In your statement of interest, please specifically address:

  • How the seminar would augment or impact the course(s) you anticipate teaching;

  • How the seminar would help to meet your institution's needs and/or expand your institution’s curricular offerings;

  • How will your perspective, experiences, and/or disciplinary approach enhance the seminar discussions?

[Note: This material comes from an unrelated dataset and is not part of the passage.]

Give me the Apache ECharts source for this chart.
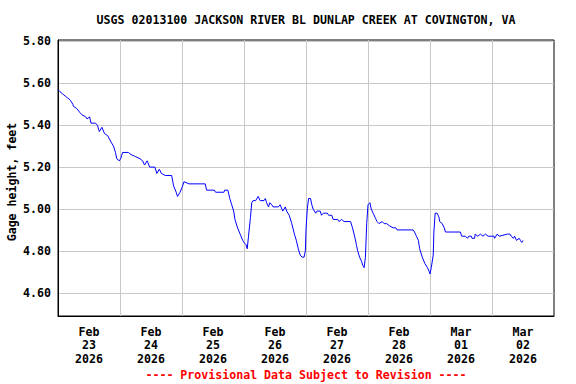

This seminar aims to convene scholars from various career levels, disciplines, regional locations, academic institutions, and backgrounds. Participants must commit to attending the entire seminar. All assigned readings and course materials will be available to participants before the program. After the conclusion of the seminar, participants are expected to submit a preliminary version of a revised syllabus. The seminar will include designated working sessions for participants to revise and expand their syllabi content using Museum resources. 

Travel and Lodging

For non-local participants, the Mandel Center will cover the cost of (1) direct economy travel to and from the participant’s home institution and Washington, DC, and (2) lodging for the seminar duration. All participants will be provided $250 to defray the cost of meals and incidentals. 

Deadline

Applications must be received electronically no later than Friday, October 25, 2024.

Applications from all qualified individuals will be considered without regard to race, color, religion, sex (including sexual orientation and gender identity), national origin, age, disability, genetic information, or any other protected status.

The Museum is committed to cultivating and maintaining a culture of diversity, equity, accessibility, and inclusion (DEAI). View the Museum Statement on Diversity, Equity, Accessibility, and Inclusion

This seminar is endowed by Edward and David Hess in memory of their parents, Jack and Anita Hess, who believed passionately in the power of education to overcome racial and religious prejudice.